“You think you can hide the people’s protest? But as we leave Liwasang Bonifacio, we move closer to the venue of the summit.”
By DEE AYROSO
MANILA – The Manilakbayan ng Mindanao – composed mostly of Lumád bakwet (evacuees) – condemned the Aquino government as they were forced to “evacuate” from Liwasang Bonifacio here today, Nov. 13, because of the “overkill” security preparations for the Asia-Pacific Economic Cooperation (Apec) leaders’ summit next week.
The Manilakbayan complied with an agreement with Manila City Mayor Joseph Estrada, to leave the area by 6 p.m. today. The city government allowed the protest camp only up to Nov. 12, citing pressure from Malacañang which reportedly wants the area cleared of Lumád protesters, in time for the arrival of Apec visitors.
Ironically, the protest camp evacuated to the Baclaran Church along Roxas Boulevard in Parañaque City, just a short distance from the Apec venues mostly in Pasay City.

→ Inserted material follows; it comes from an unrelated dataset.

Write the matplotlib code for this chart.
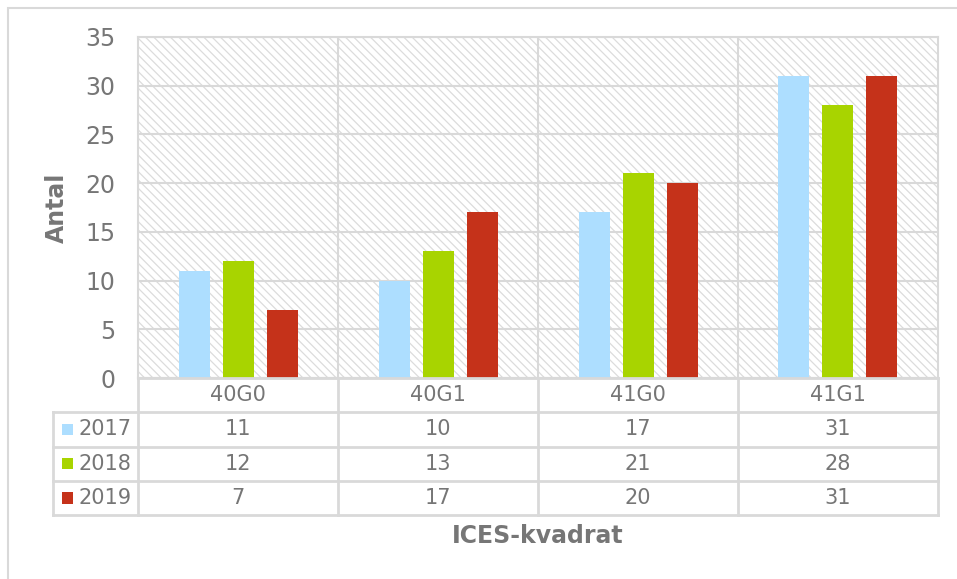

“You think you can hide the people’s protest? But as we leave Liwasang Bonifacio, we move closer to the venue of the summit,” said Bai Ali Indayla, of Kawagib, Moro Human Rights Group. “There, we will be warmly welcomed by church people and a community, where we will continue to expose President Aquino and his imperialist masters.”
“Pangiyaki” (Lumád shoutout) and bamboo drum beats filled the streets of Manila, as some 1,000 Lumád and their supporters held an indignation march to Mendiola from Liwasang Bonifacio, after they broke camp at 3 p.m., following the dialogue with Estrada.
After the dialogue, Estrada told media that Apec is a special occasion because the country is hosting 21 heads of states and hundreds of foreign media. “We got to ensure the safety of all our visitors and to protect the image of our country at all cost,” Estrada said. “We have to show that our country is safe, our country is clean.”
“They want to show ‘a good image,’ but that is not the truth. They are lying,” said Eufemia Cullamat of Mapasu.
Estrada’s original permit to the Manilakbayan allowed them up to Nov. 22 in Liwasang Bonifacio, but cut it short to Nov. 12, citing a memo from the Department of Interior and Local Government (DILG). The Manila Police District also refused to give permit to the Lumád camp calling it “unsightly, unsanitary.”
The Manilakbayan leaders asserted that they have a Constitutional right to redress their grievances and stay at Liwasang Bonifacio, named after the Father of Philippine Revolution, Andres Bonifacio. But Estrada told them that Malacañang was already scolding him because the camp was still standing.
Jerome Adonis, secretary general of the Kilusang Mayo Uno, called the national government’s preparations as “Martial law,” and repression of the right to freedom of expression.
“They want to hide the truth, the poverty of the workers and majority of the people. They want to hide these from the eyes of the leaders of other countries,” he said.
From Mendiola, the Manilakbayan headed to Baclaran in a convoy of vehicles.
Rising with the sun
Earlier in the morning, Lumád leaders held a panubadtubad alang sa salugpongan, a ritual which called for blessings from the God of Nature to bless the Manilakbayan as they continue their struggle and their calls. A white chicken was slit in the throat, and its head was positioned towards the east, as a wish that the Manilakbayan will “rise with the sun.” A Lumád leader also poured water on the ground, “to cool” President Aquino’s head so that he will hear the lakbayanis’ call.
Stand with the Lumád
The night before, artists and musicians flocked to Liwasang Bonifacio, which became a solidarity concert ground for pop and Lumád culture. Among those who performed were Aiza Seguerra, Bayang Barrios, BLKD, and various indie bands.
From early morning to noon, Manilakbayan supporters slowly streamed in: women, teachers, environmentalists, the religious, and workers.
Mae Paner, a.k.a.Juana Change, decried the government’s clearing up operations of the poor and its critics.
“Are you people trash?” Paner asked. “You are Filipinos, and you are my brothers…We have the same aspiration to have our country stand on its own. But because of Apec, we are all ‘Apec-tado, and now you have to evacuate,” she said.
Bayan Muna Rep. Carlos Zarate said the protesters should brace themselves for the coming days, as the Aquino government is wont to supress its critics “to impress” US President Barack Obama and other Apec leaders.
“The Aquino regime is so scared, now that it sees the growing support of the people to the case of the Lumád and Mindanaoans,” Zarate said.
Ariel Casilao, Anakpawis partylist first nominee and one of the leaders of Manilakbayan, blamed Aquino for their displacement in Manila, and for stonewalling their calls for the pull-out of soldiers and paramilitary in communities, and stop the attacks against schools and Lumád leaders.
“Our anger, our protest, our call for justice and condemnation. are directed to the commander in chief,” Casilao said.